Magician is a fairly obscure NES RPG by Eurocom and published by Taxan with some unique design elements and a notorious difficulty level among those who have heard of it. But is there some merit to be found in this mostly forgotten game, or should it just be left buried in favor of other, better known 8-bit titles?
Magician is a mostly forgotten RPG these days, and even among fans of retro console games it's not really one that comes up much in conversation. Not for a lack of trying, though, as it's one of the more unique RPGs on the platform. Taking place in a sidescrolling view, the game also utilizes a stage-based format, with nine levels in total. However, there is no way to backtrack to a previous level, so if you miss a key item from an earlier stage it can potentially mean restarting the entire game. Numerous things can also kill you instantly, from falling in a pit to triggering a trap to starving to death; that's right you have to manage your character's food and water meters, and both deplete at a surprisingly rapid rate, effectively putting your progress on a strict time limit. Shops to replenish food and water supplies are also very few and far between, and though you can occasionally find more supplies as part of treasure hordes, that likewise means being constantly wary of traps and enemies that can deplete significant amounts of your health, shields and magic. While you can save your progress at any time and there four slots to save to, you only get fifteen saves per playthrough, so one must ration them carefully throughout the game.

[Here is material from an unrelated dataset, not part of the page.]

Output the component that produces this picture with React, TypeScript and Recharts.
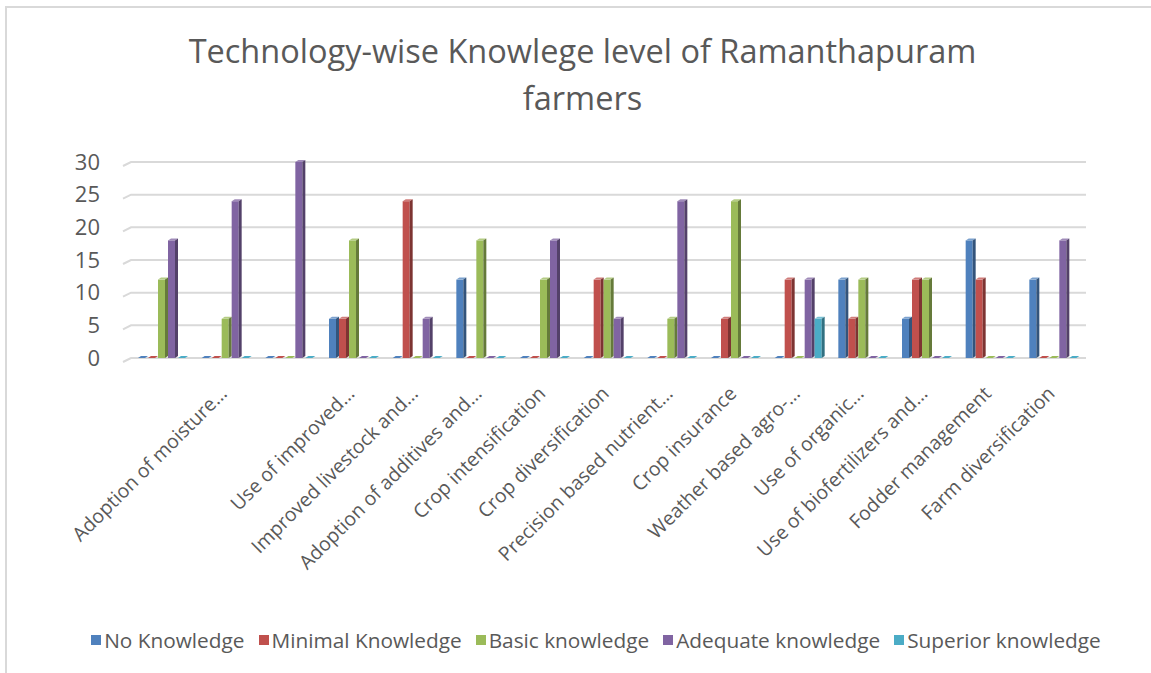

Magician features a relatively novel spell-crafting system - you create spells by combining different syllables in the pause menu, then click the spellbook to memorize them. Unlike Dungeon Magic, however, not all combinations are viable. In fact, the vast majority result in an "unknown spell" that will have completely unpredictable effects; usually instant death to your character with a surprising number of different animations exclusively for this purpose (although on rare occasions you may also get a full heal or other beneficial effect). The manual only tells you how to access a basic attack spell, while the rest must be discovered in-game by finding or purchasing scrolls at hefty cost (though the manual does also provide spaces to write discovered spells down, saving you money on later playthroughs). Spells can also be adjusted to four levels of power, which annoyingly plays into some puzzles; the swamp stage is one notorious example, requiring you to constantly adjust the power of your Jump spell to leap to the next platform, with a level too low or too high usually sending you plummeting to an instant death. (Just casting the Fly spell to avoid this isn't an option either, as you'll be struck by lightning the moment you leave the ground for - yep - another instant death.)
Combat is Magician is pretty bland and monotonous. There are four elements in the game (Physical, Venom, Fire and Power) and four varieties of shields to cast which completely block those elements, depleting themselves as they do. Thus, battles typically boil down to casting shields to block the enemy's attacks, then spamming one attack spell repeatedly until you knock your way through the enemy's shields and eat away all of their life; preferably before they do the same to you. Thankfully it's not nearly as prevalent as it is in many other NES RPGs - all encounters in the game are fixed events - but it's still something you end up becoming annoyed by rather than looking forward to.
All in all, Magician is a fairly clunky game with some annoying trial-and-error puzzles, irritating difficulty compounded by limited saves, and underwhelming combat that mostly consists of raising shields and spamming one attack until your enemy falls. However, it is very well presented, with detailed backdrops, smooth character animations and some stellar music by Neil Baldwin. In fact, I dare say it ranks among the best soundtracks on the NES, lending the game a heavy, foreboding atmosphere throughout and showing off some impressive technical tricks, like simulating wind sounds for the forest stage theme. So while game itself isn't really anything special, but the soundtrack is well worth a listen for fans of chiptune music. The source code has been released by the developer too, which may be of interest to those interested in making their own NES games (or possibly improving on this one's clunkier aspects).